Supplied material:
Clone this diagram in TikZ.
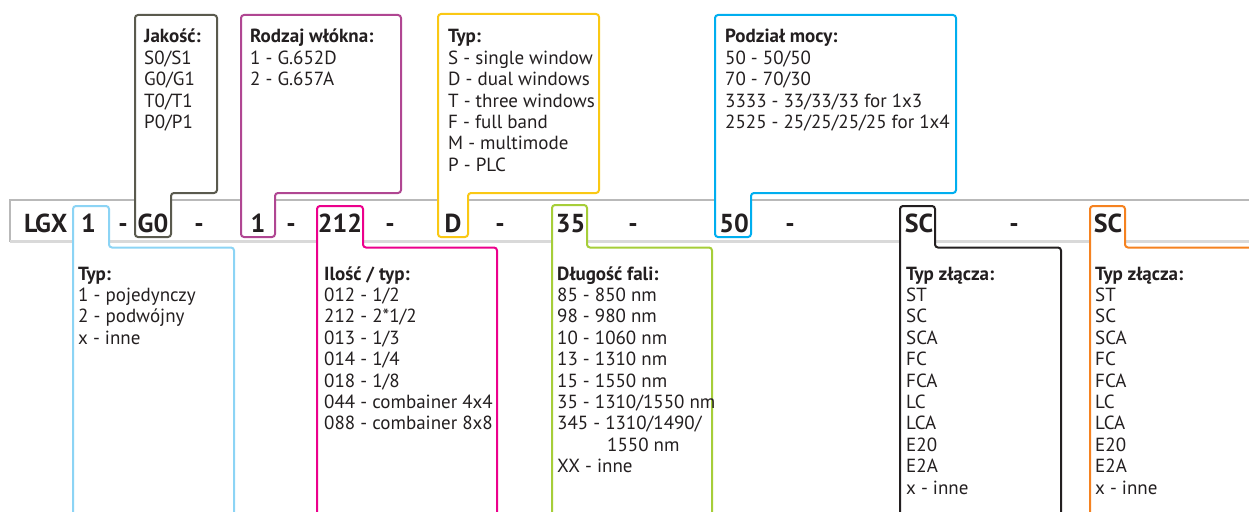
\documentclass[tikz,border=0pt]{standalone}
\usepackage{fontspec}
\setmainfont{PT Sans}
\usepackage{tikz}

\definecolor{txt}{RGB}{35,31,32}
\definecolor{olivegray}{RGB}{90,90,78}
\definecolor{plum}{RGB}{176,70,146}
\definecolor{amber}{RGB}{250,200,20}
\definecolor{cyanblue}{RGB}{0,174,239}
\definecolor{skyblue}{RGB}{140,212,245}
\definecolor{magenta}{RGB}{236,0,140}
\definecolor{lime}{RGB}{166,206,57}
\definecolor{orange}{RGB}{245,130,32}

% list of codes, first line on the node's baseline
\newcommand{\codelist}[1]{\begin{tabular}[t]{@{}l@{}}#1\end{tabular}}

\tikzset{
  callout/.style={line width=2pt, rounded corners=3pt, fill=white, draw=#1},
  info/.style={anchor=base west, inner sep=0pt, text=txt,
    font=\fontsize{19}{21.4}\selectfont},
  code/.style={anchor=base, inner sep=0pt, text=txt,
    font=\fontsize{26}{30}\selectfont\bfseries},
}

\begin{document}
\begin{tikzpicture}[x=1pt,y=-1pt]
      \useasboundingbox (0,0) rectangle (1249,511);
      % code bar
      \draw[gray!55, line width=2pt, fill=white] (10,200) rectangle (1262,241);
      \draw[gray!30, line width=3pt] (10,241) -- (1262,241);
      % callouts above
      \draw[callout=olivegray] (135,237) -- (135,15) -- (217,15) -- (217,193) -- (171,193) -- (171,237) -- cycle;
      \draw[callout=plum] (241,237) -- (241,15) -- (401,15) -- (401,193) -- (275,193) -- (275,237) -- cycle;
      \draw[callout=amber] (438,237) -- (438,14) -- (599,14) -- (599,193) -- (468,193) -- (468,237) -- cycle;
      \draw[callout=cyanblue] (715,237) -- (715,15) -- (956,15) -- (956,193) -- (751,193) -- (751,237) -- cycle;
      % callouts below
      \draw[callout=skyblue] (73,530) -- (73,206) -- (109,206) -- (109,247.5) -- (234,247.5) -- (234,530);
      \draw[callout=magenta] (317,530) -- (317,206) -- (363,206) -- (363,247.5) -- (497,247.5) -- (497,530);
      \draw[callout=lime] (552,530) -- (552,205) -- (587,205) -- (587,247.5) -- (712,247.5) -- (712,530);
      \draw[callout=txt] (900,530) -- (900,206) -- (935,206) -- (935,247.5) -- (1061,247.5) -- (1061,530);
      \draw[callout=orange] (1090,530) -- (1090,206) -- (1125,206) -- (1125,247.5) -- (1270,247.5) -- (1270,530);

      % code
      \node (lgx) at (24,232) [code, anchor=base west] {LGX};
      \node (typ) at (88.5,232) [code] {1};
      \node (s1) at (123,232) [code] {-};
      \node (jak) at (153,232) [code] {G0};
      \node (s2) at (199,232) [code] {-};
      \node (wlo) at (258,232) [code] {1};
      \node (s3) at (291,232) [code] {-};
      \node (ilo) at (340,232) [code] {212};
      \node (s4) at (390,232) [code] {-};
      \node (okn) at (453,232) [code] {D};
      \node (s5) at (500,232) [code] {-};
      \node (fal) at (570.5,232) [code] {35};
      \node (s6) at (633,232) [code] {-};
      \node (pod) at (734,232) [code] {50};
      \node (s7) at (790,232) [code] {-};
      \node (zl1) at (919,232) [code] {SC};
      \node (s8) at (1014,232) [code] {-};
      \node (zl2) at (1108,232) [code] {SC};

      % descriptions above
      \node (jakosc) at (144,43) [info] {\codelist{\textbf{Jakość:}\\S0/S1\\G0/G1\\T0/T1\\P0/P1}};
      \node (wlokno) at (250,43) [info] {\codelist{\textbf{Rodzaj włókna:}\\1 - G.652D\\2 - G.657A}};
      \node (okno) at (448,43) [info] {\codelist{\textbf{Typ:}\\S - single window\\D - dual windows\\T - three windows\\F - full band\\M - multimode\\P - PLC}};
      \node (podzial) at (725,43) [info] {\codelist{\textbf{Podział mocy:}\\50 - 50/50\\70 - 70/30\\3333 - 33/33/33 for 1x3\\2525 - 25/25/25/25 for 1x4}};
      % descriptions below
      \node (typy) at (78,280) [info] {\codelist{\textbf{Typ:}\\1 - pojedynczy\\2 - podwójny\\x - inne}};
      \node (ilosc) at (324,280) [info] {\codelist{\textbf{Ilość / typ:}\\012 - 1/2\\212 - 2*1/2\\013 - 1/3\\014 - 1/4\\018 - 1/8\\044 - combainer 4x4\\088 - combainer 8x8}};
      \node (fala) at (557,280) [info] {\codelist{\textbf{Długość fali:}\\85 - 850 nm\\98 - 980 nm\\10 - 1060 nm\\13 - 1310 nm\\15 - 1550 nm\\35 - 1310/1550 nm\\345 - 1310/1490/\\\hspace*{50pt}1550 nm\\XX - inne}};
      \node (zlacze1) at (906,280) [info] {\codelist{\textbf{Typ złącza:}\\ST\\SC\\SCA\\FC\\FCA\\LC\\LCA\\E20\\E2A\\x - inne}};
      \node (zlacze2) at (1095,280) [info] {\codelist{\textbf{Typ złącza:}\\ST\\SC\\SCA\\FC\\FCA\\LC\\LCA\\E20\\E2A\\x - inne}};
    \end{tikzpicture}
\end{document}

Instructions to follow: Copy the whole of the material above exactly, but not its images.

Exercise answer:
Clone this diagram in TikZ.
\documentclass[tikz,border=0pt]{standalone}
\usepackage{fontspec}
\setmainfont{PT Sans}
\usepackage{tikz}

\definecolor{txt}{RGB}{35,31,32}
\definecolor{olivegray}{RGB}{90,90,78}
\definecolor{plum}{RGB}{176,70,146}
\definecolor{amber}{RGB}{250,200,20}
\definecolor{cyanblue}{RGB}{0,174,239}
\definecolor{skyblue}{RGB}{140,212,245}
\definecolor{magenta}{RGB}{236,0,140}
\definecolor{lime}{RGB}{166,206,57}
\definecolor{orange}{RGB}{245,130,32}

% list of codes, first line on the node's baseline
\newcommand{\codelist}[1]{\begin{tabular}[t]{@{}l@{}}#1\end{tabular}}

\tikzset{
  callout/.style={line width=2pt, rounded corners=3pt, fill=white, draw=#1},
  info/.style={anchor=base west, inner sep=0pt, text=txt,
    font=\fontsize{19}{21.4}\selectfont},
  code/.style={anchor=base, inner sep=0pt, text=txt,
    font=\fontsize{26}{30}\selectfont\bfseries},
}

\begin{document}
\begin{tikzpicture}[x=1pt,y=-1pt]
      \useasboundingbox (0,0) rectangle (1249,511);
      % code bar
      \draw[gray!55, line width=2pt, fill=white] (10,200) rectangle (1262,241);
      \draw[gray!30, line width=3pt] (10,241) -- (1262,241);
      % callouts above
      \draw[callout=olivegray] (135,237) -- (135,15) -- (217,15) -- (217,193) -- (171,193) -- (171,237) -- cycle;
      \draw[callout=plum] (241,237) -- (241,15) -- (401,15) -- (401,193) -- (275,193) -- (275,237) -- cycle;
      \draw[callout=amber] (438,237) -- (438,14) -- (599,14) -- (599,193) -- (468,193) -- (468,237) -- cycle;
      \draw[callout=cyanblue] (715,237) -- (715,15) -- (956,15) -- (956,193) -- (751,193) -- (751,237) -- cycle;
      % callouts below
      \draw[callout=skyblue] (73,530) -- (73,206) -- (109,206) -- (109,247.5) -- (234,247.5) -- (234,530);
      \draw[callout=magenta] (317,530) -- (317,206) -- (363,206) -- (363,247.5) -- (497,247.5) -- (497,530);
      \draw[callout=lime] (552,530) -- (552,205) -- (587,205) -- (587,247.5) -- (712,247.5) -- (712,530);
      \draw[callout=txt] (900,530) -- (900,206) -- (935,206) -- (935,247.5) -- (1061,247.5) -- (1061,530);
      \draw[callout=orange] (1090,530) -- (1090,206) -- (1125,206) -- (1125,247.5) -- (1270,247.5) -- (1270,530);

      % code
      \node (lgx) at (24,232) [code, anchor=base west] {LGX};
      \node (typ) at (88.5,232) [code] {1};
      \node (s1) at (123,232) [code] {-};
      \node (jak) at (153,232) [code] {G0};
      \node (s2) at (199,232) [code] {-};
      \node (wlo) at (258,232) [code] {1};
      \node (s3) at (291,232) [code] {-};
      \node (ilo) at (340,232) [code] {212};
      \node (s4) at (390,232) [code] {-};
      \node (okn) at (453,232) [code] {D};
      \node (s5) at (500,232) [code] {-};
      \node (fal) at (570.5,232) [code] {35};
      \node (s6) at (633,232) [code] {-};
      \node (pod) at (734,232) [code] {50};
      \node (s7) at (790,232) [code] {-};
      \node (zl1) at (919,232) [code] {SC};
      \node (s8) at (1014,232) [code] {-};
      \node (zl2) at (1108,232) [code] {SC};

      % descriptions above
      \node (jakosc) at (144,43) [info] {\codelist{\textbf{Jakość:}\\S0/S1\\G0/G1\\T0/T1\\P0/P1}};
      \node (wlokno) at (250,43) [info] {\codelist{\textbf{Rodzaj włókna:}\\1 - G.652D\\2 - G.657A}};
      \node (okno) at (448,43) [info] {\codelist{\textbf{Typ:}\\S - single window\\D - dual windows\\T - three windows\\F - full band\\M - multimode\\P - PLC}};
      \node (podzial) at (725,43) [info] {\codelist{\textbf{Podział mocy:}\\50 - 50/50\\70 - 70/30\\3333 - 33/33/33 for 1x3\\2525 - 25/25/25/25 for 1x4}};
      % descriptions below
      \node (typy) at (78,280) [info] {\codelist{\textbf{Typ:}\\1 - pojedynczy\\2 - podwójny\\x - inne}};
      \node (ilosc) at (324,280) [info] {\codelist{\textbf{Ilość / typ:}\\012 - 1/2\\212 - 2*1/2\\013 - 1/3\\014 - 1/4\\018 - 1/8\\044 - combainer 4x4\\088 - combainer 8x8}};
      \node (fala) at (557,280) [info] {\codelist{\textbf{Długość fali:}\\85 - 850 nm\\98 - 980 nm\\10 - 1060 nm\\13 - 1310 nm\\15 - 1550 nm\\35 - 1310/1550 nm\\345 - 1310/1490/\\\hspace*{50pt}1550 nm\\XX - inne}};
      \node (zlacze1) at (906,280) [info] {\codelist{\textbf{Typ złącza:}\\ST\\SC\\SCA\\FC\\FCA\\LC\\LCA\\E20\\E2A\\x - inne}};
      \node (zlacze2) at (1095,280) [info] {\codelist{\textbf{Typ złącza:}\\ST\\SC\\SCA\\FC\\FCA\\LC\\LCA\\E20\\E2A\\x - inne}};
    \end{tikzpicture}
\end{document}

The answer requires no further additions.